_Aim_: Show each line of the data below that has the string "React" in it.
···
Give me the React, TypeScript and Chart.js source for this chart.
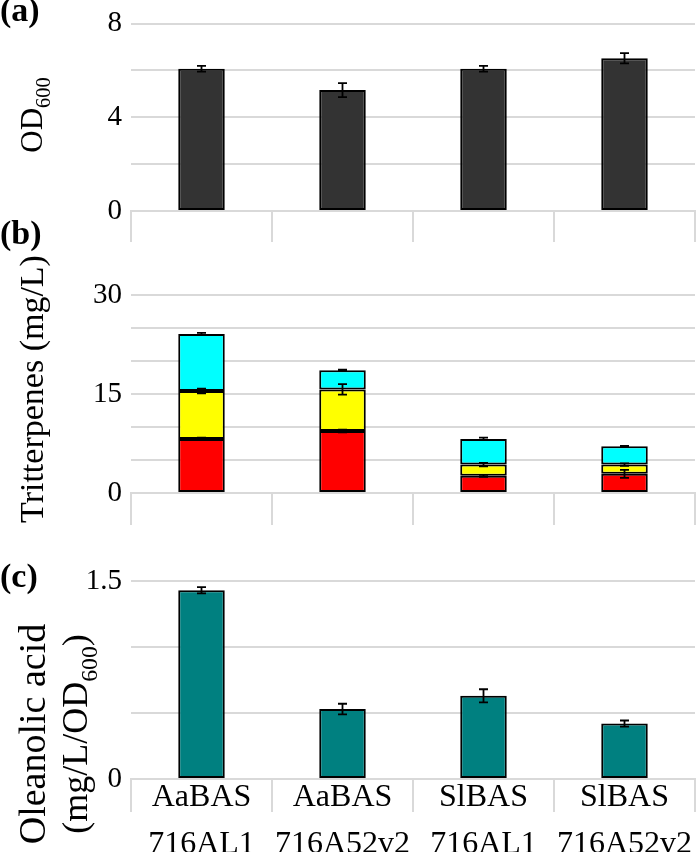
import React, { useEffect, useRef } from "react";
import { Chart, registerables } from "chart.js";

Chart.register(...registerables);

// ---------- data ----------
const categories: string[][] = [
  ["AaBAS", "716AL1"],
  ["AaBAS", "716A52v2"],
  ["SlBAS", "716AL1"],
  ["SlBAS", "716A52v2"],
];

// (a) OD600
const od600Values = [6.07, 5.16, 6.07, 6.52];
const od600Errors = [0.12, 0.3, 0.12, 0.22];
const od600Ticks = [0, 4, 8];

// (b) Tritterpenes (stacked)
const redValues = [8.2, 9.4, 2.6, 2.9];
const redErrors = [0.2, 0.2, 0.15, 0.6];
const yellowValues = [7.25, 6.3, 1.7, 1.4];
const yellowErrors = [0.35, 0.8, 0.25, 0.2];
const cyanValues = [8.65, 2.9, 3.9, 2.8];
const cyanErrors = [0.15, 0.1, 0.2, 0.05];
const triterpeneTicks = [0, 15, 30];

// (c) Oleanolic acid
const oleanolicValues = [1.43, 0.53, 0.63, 0.42];
const oleanolicErrors = [0.023, 0.04, 0.05, 0.023];
const oleanolicTicks = [0, 1.5];

// ---------- styling ----------
const FONT = '"Liberation Serif", "Times New Roman", serif';
const GRID = "#d9d9d9";
const W = 696;

const errorBarPlugin = {
  id: "errorBars",
  afterDatasetsDraw(chart: any, _args: any, opts: any) {
    const errs: number[][] = opts && opts.errors;
    if (!errs) return;
    const ctx = chart.ctx;
    const yScale = chart.scales.y;
    const cap = 4.5;
    errs.forEach((list, di) => {
      if (!list) return;
      const meta = chart.getDatasetMeta(di);
      meta.data.forEach((el: any, i: number) => {
        const e = list[i];
        const dy = Math.abs(yScale.getPixelForValue(e) - yScale.getPixelForValue(0));
        const x = el.x;
        const y = el.y;
        ctx.save();
        ctx.strokeStyle = "#000";
        ctx.lineWidth = 1.8;
        ctx.beginPath();
        ctx.moveTo(x, y - dy);
        ctx.lineTo(x, y + dy);
        ctx.moveTo(x - cap, y - dy);
        ctx.lineTo(x + cap, y - dy);
        ctx.moveTo(x - cap, y + dy);
        ctx.lineTo(x + cap, y + dy);
        ctx.stroke();
        ctx.restore();
      });
    });
  },
};

type Seg = { t: string; sub?: boolean };
type TitleLine = { x: number; cy: number; size: number; segs: Seg[] };

const panelTextPlugin = {
  id: "panelText",
  afterDraw(chart: any, _args: any, opts: any) {
    if (!opts) return;
    const ctx = chart.ctx;
    ctx.save();
    ctx.fillStyle = "#000";
    if (opts.letter) {
      ctx.font = `bold ${opts.letterSize}px ${FONT}`;
      ctx.textAlign = "left";
      ctx.textBaseline = "alphabetic";
      ctx.fillText(opts.letter, opts.letterX, opts.letterY);
    }
    (opts.titles || []).forEach((line: TitleLine) => {
      const subSize = line.size * 0.66;
      let total = 0;
      const parts = line.segs.map((s) => {
        const size = s.sub ? subSize : line.size;
        ctx.font = `${size}px ${FONT}`;
        const w = ctx.measureText(s.t).width;
        total += w;
        return { ...s, size, w };
      });
      ctx.save();
      ctx.translate(line.x, line.cy);
      ctx.rotate(-Math.PI / 2);
      ctx.textAlign = "left";
      ctx.textBaseline = "alphabetic";
      let pos = -total / 2;
      parts.forEach((p) => {
        ctx.font = `${p.size}px ${FONT}`;
        ctx.fillText(p.t, pos, p.sub ? line.size * 0.27 : 0);
        pos += p.w;
      });
      ctx.restore();
    });
    ctx.restore();
  },
};

function makeScales(opts: {
  max: number;
  step: number;
  labelTicks: number[];
  tickLen: number;
  xHeight: number;
  showLabels: boolean;
  labelPadding?: number;
}) {
  return {
    x: {
      offset: true,
      grid: {
        offset: true,
        drawOnChartArea: false,
        drawTicks: true,
        tickLength: opts.tickLen,
        color: GRID,
        tickColor: GRID,
        lineWidth: 2,
        tickWidth: 2,
      },
      border: { display: true, color: GRID, width: 2 },
      ticks: {
        display: opts.showLabels,
        color: "#000",
        maxRotation: 0,
        autoSkip: false,
        padding: opts.labelPadding ?? 0,
        font: { family: FONT, size: 32, lineHeight: 1.47 },
      },
      afterFit: (s: any) => {
        s.height = opts.xHeight;
      },
    },
    y: {
      min: 0,
      max: opts.max,
      ticks: {
        stepSize: opts.step,
        color: "#000",
        padding: 9,
        font: { family: FONT, size: 29, lineHeight: 1 },
        callback: (v: any) => {
          const n = Number(v);
          return opts.labelTicks.some((t) => Math.abs(t - n) < 1e-9) ? String(n) : "";
        },
      },
      grid: { color: GRID, lineWidth: 2, drawTicks: false },
      border: { display: false },
      afterFit: (s: any) => {
        s.width = 131;
      },
    },
  };
}

function baseBar(data: number[], color: string) {
  return {
    data,
    backgroundColor: color,
    borderColor: "#000",
    borderWidth: 2,
    barPercentage: 0.33,
    categoryPercentage: 1,
    borderSkipped: false,
  };
}

function PanelChart({ top, height, config }: { top: number; height: number; config: any }) {
  const ref = useRef<HTMLCanvasElement | null>(null);
  useEffect(() => {
    if (!ref.current) return;
    const chart = new Chart(ref.current, config);
    return () => chart.destroy();
  }, [config]);
  return (
    <canvas
      ref={ref}
      width={W}
      height={height}
      style={{ position: "absolute", left: 0, top, width: W, height }}
    />
  );
}

const configA = {
  type: "bar",
  data: {
    labels: categories,
    datasets: [baseBar(od600Values, "#333333")],
  },
  options: {
    animation: false,
    responsive: false,
    devicePixelRatio: 1,
    layout: { padding: { top: 16, bottom: 3, left: 0, right: 1 } },
    plugins: {
      legend: { display: false },
      tooltip: { enabled: false },
      errorBars: { errors: [od600Errors] },
      panelText: {
        letter: "(a)",
        letterX: 0,
        letterY: 21,
        letterSize: 34,
        titles: [{ x: 42, cy: 115, size: 31, segs: [{ t: "OD" }, { t: "600", sub: true }] }],
      },
    },
    scales: makeScales({ max: 8, step: 1, labelTicks: od600Ticks, tickLen: 31, xHeight: 31, showLabels: false }),
  },
  plugins: [errorBarPlugin, panelTextPlugin],
};

const configB = {
  type: "bar",
  data: {
    labels: categories,
    datasets: [
      { ...baseBar(redValues, "#ff0000"), stack: "s" },
      { ...baseBar(yellowValues, "#ffff00"), stack: "s" },
      { ...baseBar(cyanValues, "#00ffff"), stack: "s" },
    ],
  },
  options: {
    animation: false,
    responsive: false,
    devicePixelRatio: 1,
    layout: { padding: { top: 80, bottom: 5, left: 0, right: 1 } },
    plugins: {
      legend: { display: false },
      tooltip: { enabled: false },
      errorBars: { errors: [redErrors, yellowErrors, cyanErrors] },
      panelText: {
        letter: "(b)",
        letterX: 0,
        letterY: 29,
        letterSize: 34,
        titles: [{ x: 43, cy: 174, size: 34, segs: [{ t: "Tritterpenes (mg/L)" }] }],
      },
    },
    scales: (() => {
      const s: any = makeScales({ max: 30, step: 5, labelTicks: triterpeneTicks, tickLen: 32, xHeight: 32, showLabels: false });
      s.x.stacked = true;
      s.y.stacked = true;
      return s;
    })(),
  },
  plugins: [errorBarPlugin, panelTextPlugin],
};

const configC = {
  type: "bar",
  data: {
    labels: categories,
    datasets: [baseBar(oleanolicValues, "#008080")],
  },
  options: {
    animation: false,
    responsive: false,
    devicePixelRatio: 1,
    layout: { padding: { top: 51, bottom: 0, left: 0, right: 1 } },
    plugins: {
      legend: { display: false },
      tooltip: { enabled: false },
      errorBars: { errors: [oleanolicErrors] },
      panelText: {
        letter: "(c)",
        letterX: 0,
        letterY: 57,
        letterSize: 34,
        titles: [
          { x: 45, cy: 204, size: 38, segs: [{ t: "Oleanolic acid" }] },
          { x: 87, cy: 204, size: 36, segs: [{ t: "(mg/L/OD" }, { t: "600", sub: true }, { t: ")" }] },
        ],
      },
    },
    scales: makeScales({
      max: 1.5,
      step: 0.5,
      labelTicks: oleanolicTicks,
      tickLen: 33,
      xHeight: 73,
      showLabels: true,
      labelPadding: -38,
    }),
  },
  plugins: [errorBarPlugin, panelTextPlugin],
};

export default function App() {
  useEffect(() => {
    document.body.style.margin = "0";
  }, []);
  return (
    <div style={{ position: "relative", width: W, height: 852, overflow: "hidden", background: "#fff" }}>
      <PanelChart top={0} height={245} config={configA} />
      <PanelChart top={215} height={315} config={configB} />
      <PanelChart top={530} height={322} config={configC} />
    </div>
  );
}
···
_Complete answer_:
Give me the React, TypeScript and Chart.js source for this chart.
import React, { useEffect, useRef } from "react";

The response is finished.